Monday, August 01, 2005

living beyond myself

“This is the true joy of life: being used up for a purpose recognized by yourself as a mighty one. Being a force of nature rather than a feverish and selfish little clot of grievances, complaining that the world will not devote itself to making you happy.”
George Bernard Shaw

A fresh wind is blowing through my home. Maybe it is the breeze, finally allowed in through windows opened wide after weeks of stifling heat and humidity, causing the curtains to dance with their new-found freedom. Maybe it is the smell of green and the symphony of crickets drifting through that cause my heart to stir from its slumber—to yawn wide-mouthed with an expansive stretch and consider, for the first time since I don’t know when, getting up and getting dressed. I am awakened by the current. Stirred. Refreshed, even. Maybe it is a cool front moving through.

Maybe it is something more.

There is a peace that both stirs and settles—a passionate peace as Eugene Peterson refers to in The Message. It is new to me. Is this what contentment feels like? I must confess I have not been very intimate with contentment. Not yet. But I have introduced myself, and I hope he may stay with me sometime soon. “Nothing will steal your contentment like self-absorption.[1]” Perhaps that is why he and I are not better acquainted.
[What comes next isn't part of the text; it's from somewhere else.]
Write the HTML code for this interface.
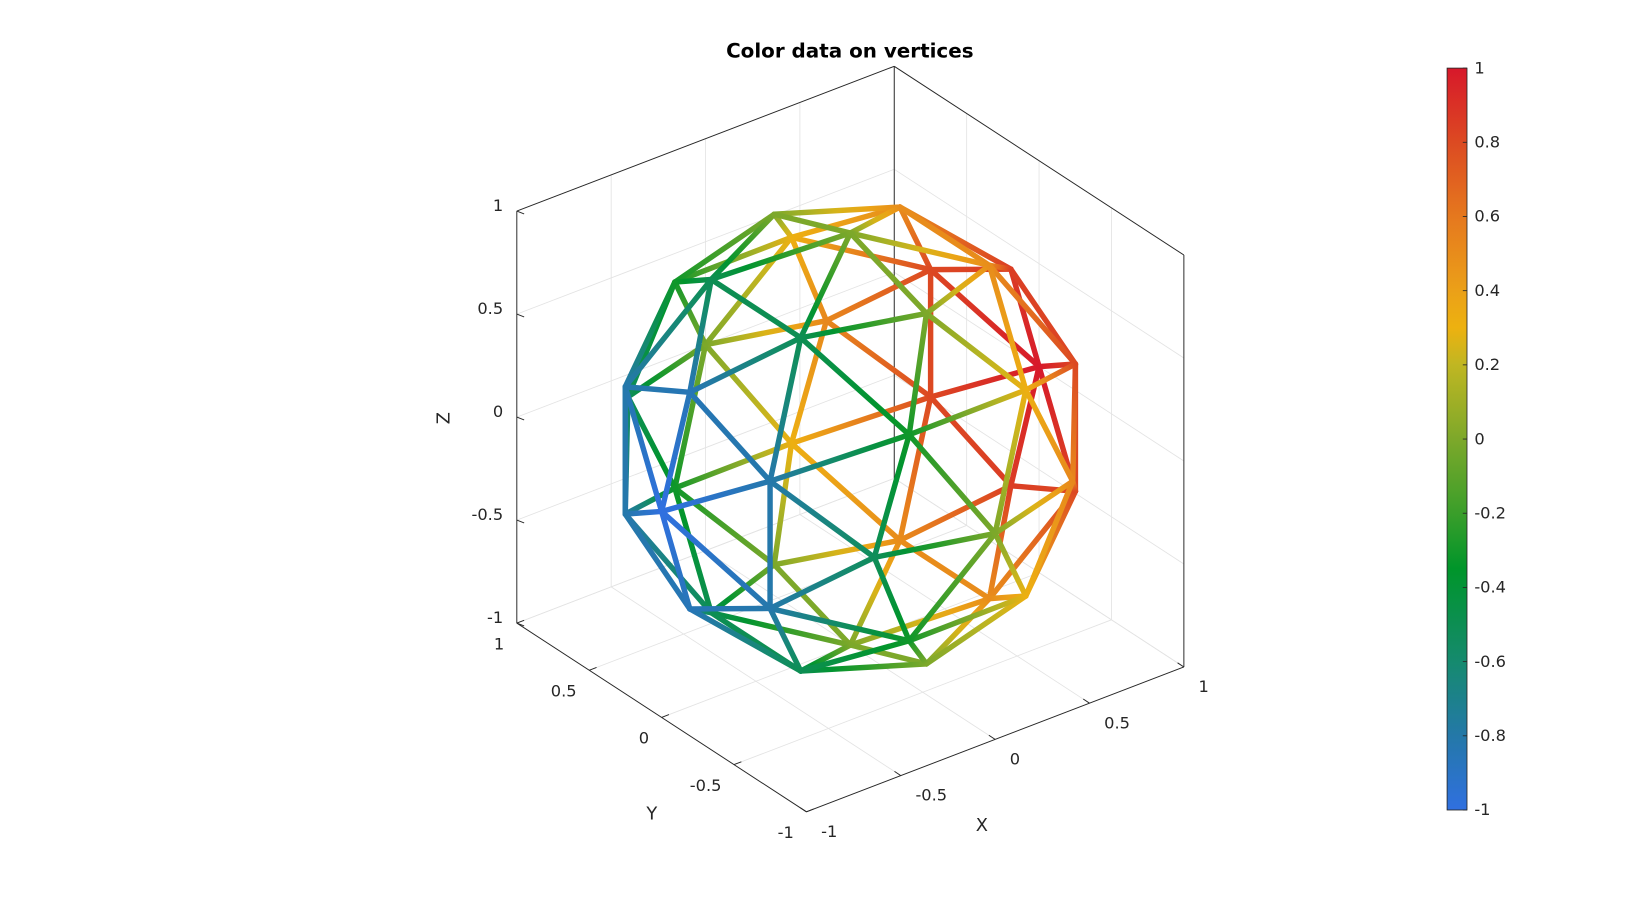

“Debilitating self-interest” I have unfortunately known much more intimately. At his bidding, I have thrown myself on the floor of life kicking and screaming to get my own way. I have believed that it was, indeed, all about me. I have disengaged from life when life would not devote itself to making me happy. I have bought full-price the lie that my faith entitles me to a get-out-of-suffering-free card. I have complained and whined and pouted and moped and, quite frankly, put my two-year-old to shame.

Yet somehow, things are shifting. In a world of MORE, I am finally moving toward less. Spending less. Eating less. Wanting less. Complaining less. More of you and less of me we sing sometimes in our worship. It is happening in my life.

Stirred, yet settled. I know enough to know this is not of my doing. Just as certainly as I cannot make the breeze blow through my window, I am incapable of such change on my own. God works within me with an all-surpassing power to will and to act according to his good purpose. (2 Cor 4:7, Phil 2:13) There is a greater power at work here. And for once, it is okay to want more.

A fresh wind is blowing through my home. The Holy Spirit has blown the windows open wide, coursing full-blown through my life—giving purpose where I am purposeless and giving power where I am powerless. Changing my heart. Using me up. Enabling me to live beyond myself.

A new front is, indeed, coming through.

[1] Beth Moore, Living Beyond Yourself, Introductory Audio Session, 2004

1 comment:

amy said...

Like Cynthia, I'm familiar with that "debilitating self-interest." But what to do about it? I'm resigned that there isn't a thing that WE can do... (You said, "I know enough to know this is not of my doing.") ...but beg God to do it for us, and soon! Thanks, Lorie, for offering hope that it He does sometimes answer our cries for help.